Saturday afternoon at Fenway Park the Yankees and Red Sox played a marathon 16-inning game that saw the Yankees walk away with a win (NYY 4, BOS 1). Matt Holliday hit a game-tying home run against Craig Kimbrel in the ninth to force extra innings.

Two innings later Holliday was at the center of a weird play at first base. He was on first base when Jacoby Ellsbury hit a ground ball to first baseman Mitch Moreland. Moreland threw to second to start the 3-6-3 double play, though rather head down to second base, Holliday retreated to first and interfered with Moreland trying to catch the return throw.

Holliday was forced out at second base but Ellsbury was ruled safe at first. Interference is not a reviewable play, so Red Sox manager John Farrell argued, and the umpires even got on the horn with the crew in New York for a rules clarification. When it was all said and done, no interference was called and Ellsbury was allowed to remain at first base. Here's the play:

Farrell and Red Sox formally protested the interference non-call because they don't want Holliday and the Yankees to try something like that again. Scott Lauber of ESPN has the details:

"I still firmly believe there was interference on the play," Farrell said Sunday before the Red Sox split a day-night doubleheader against the Yankees at Fenway Park. "If it goes unaddressed or goes without any kind of further attention brought to it, who's to say you can't instruct runners to do the same going forward?

"If there was no interference, [Moreland] would've had access to the bag. He was taken out of it by the returning runner [Holliday]."

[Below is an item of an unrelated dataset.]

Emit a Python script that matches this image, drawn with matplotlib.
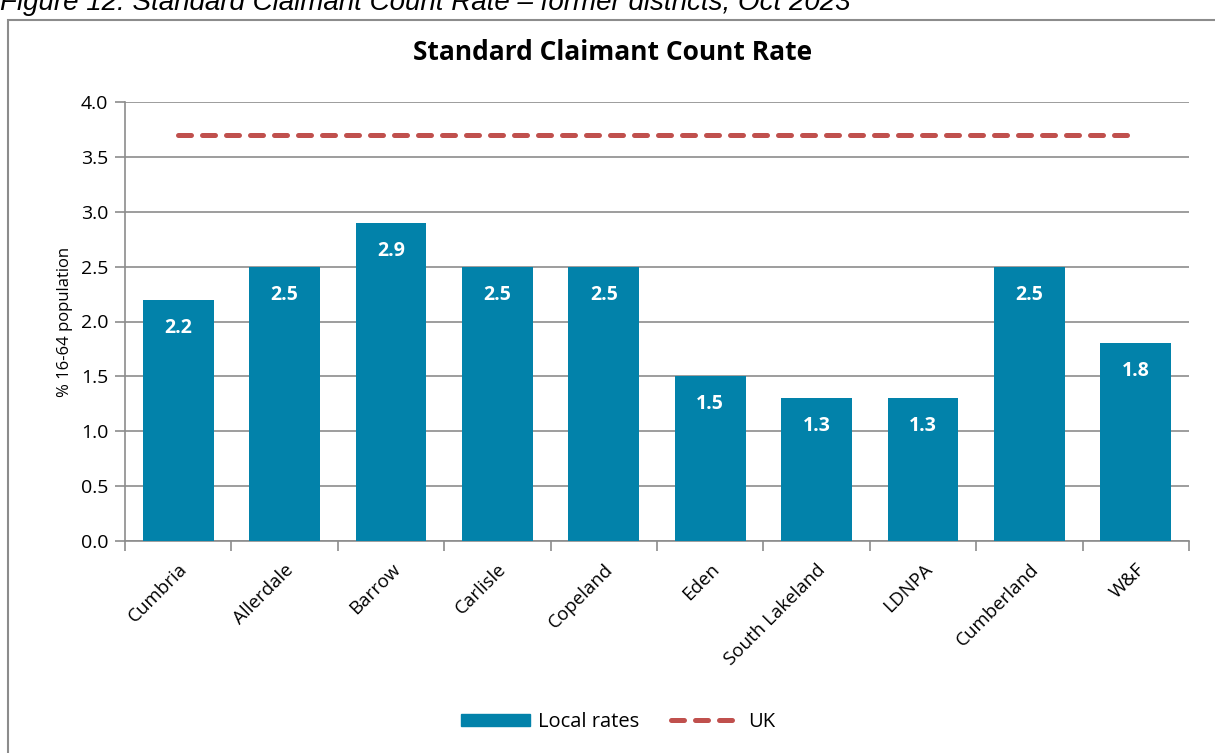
import matplotlib.pyplot as plt
from matplotlib.patches import Rectangle
from matplotlib.lines import Line2D
import numpy as np

# Standard Claimant Count Rate, Oct 2023
areas = ["Cumbria", "Allerdale", "Barrow", "Carlisle", "Copeland", "Eden",
         "South Lakeland", "LDNPA", "Cumberland", "W&F"]
local_rates = [2.2, 2.5, 2.9, 2.5, 2.5, 1.5, 1.3, 1.3, 2.5, 1.8]
uk_rate = 3.7

bar_col = "#0282AA"
uk_col = "#C0504D"
grid_col = "#8C8C8C"
font = "Open Sans"
dash = (0, (2.6, 2.2))

W, H = 1215, 753
fig = plt.figure(figsize=(W / 100, H / 100), dpi=100)
ax = fig.add_axes([125 / W, 1 - 541 / H, (1189 - 125) / W, (541 - 102) / H])

x = np.arange(len(areas))
ax.bar(x, local_rates, width=0.667, color=bar_col, zorder=3)
ax.plot([x[0], x[-1]], [uk_rate, uk_rate], color=uk_col, lw=3.6,
        ls=dash, dash_capstyle="round", zorder=4)

for xi, v in zip(x, local_rates):
    ax.text(xi, v - 0.255, f"{v:.1f}", ha="center", va="center", color="white",
            fontsize=14, fontweight="bold", family=font, zorder=5)

ax.set_xlim(-0.5, len(areas) - 0.5)
ax.set_ylim(0, 4.0)
ax.set_yticks(np.arange(0, 4.01, 0.5))
ax.set_yticklabels([f"{t:.1f}" for t in np.arange(0, 4.01, 0.5)],
                   family=font, fontsize=14)
ax.yaxis.grid(True, color=grid_col, lw=1.2, zorder=0)
ax.set_axisbelow(True)

ax.set_xticks(np.arange(-0.5, len(areas), 1.0))
ax.set_xticklabels([])
ax.set_xticks(x, minor=True)
ax.set_xticklabels(areas, minor=True, rotation=45, ha="right",
                   rotation_mode="anchor", family=font, fontsize=13.5)
ax.tick_params(axis="x", which="minor", length=0, pad=14)
ax.tick_params(axis="x", which="major", length=7, color=grid_col, width=1.2)
ax.tick_params(axis="y", length=7, color=grid_col, width=1.2, pad=5)

for side in ["top", "right"]:
    ax.spines[side].set_visible(False)
for side in ["left", "bottom"]:
    ax.spines[side].set_color(grid_col)
    ax.spines[side].set_linewidth(1.2)

ax.set_ylabel("% 16-64 population", family=font, fontsize=12, labelpad=6)

fig.text(613 / W, 1 - 52 / H, "Standard Claimant Count Rate", ha="center",
         va="center", fontsize=19, fontweight="bold", family=font)

# caption, partly cut by the top edge of the image
fig.text(0, 1 - 10 / H, "Figure 12: Standard Claimant Count Rate \u2013 former districts, Oct 2023",
         ha="left", va="baseline", fontsize=20, style="italic",
         family="Liberation Sans")

# chart frame
fig.patches.append(Rectangle((8 / W, -0.1), 1.2, 1.1 - 20 / H, transform=fig.transFigure,
                             fill=False, edgecolor=grid_col, lw=1.5))

handles = [Rectangle((0, 0), 1, 1, color=bar_col),
           Line2D([0], [0], color=uk_col, lw=3.6, ls=dash,
                  dash_capstyle="round")]
fig.legend(handles, ["Local rates", "UK"], loc="center",
           bbox_to_anchor=(618 / W, 1 - 722 / H), ncol=2, frameon=False,
           prop={"family": font, "size": 14.5}, handlelength=3.4,
           handleheight=0.6, columnspacing=1.6, handletextpad=0.4)

fig.savefig("out.png", dpi=100)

Alas, the protest was denied Monday afternoon.

Had the protest been upheld, the game would have been replayed from the point of the play. Ellsbury would have presumably been ruled out at first base on the interference play and the game would have continued from that point in the 11th inning.

Following Saturday's game Holliday told reporters he retreated back to first because he thought Moreland stepped on first base for the force out rather than attempt the 3-6-3 double play with the speedy Ellsbury running. Once he saw the throw go down to second, Holliday went back to first base rather than run into what he thought was a tag play at second. Sounds ... plausible? I guess.

Either way, the Red Sox moved forward with the protest and were denied Monday. The odds of the protest being upheld were very small anyway. For starters, the play had no impact on the outcome of the game. Ellsbury was allowed to remain at first base, but the Red Sox escaped the inning without allowing a run and the game continued.

Secondly, the interference rule is (intentionally) vague and open to interpretation. It would have been tough to argue the rule was clearly broken. Still, the Red Sox sent a message to Holliday and the Yankees that they didn't like the play, and they don't want them doing it again.

The last upheld protest in MLB was fairly recent. It happened in 2014 due to a rain delay issue. There are only 15 upheld protests on record and only one in the AL, the George Brett pine tar game against the Yankees in 1983.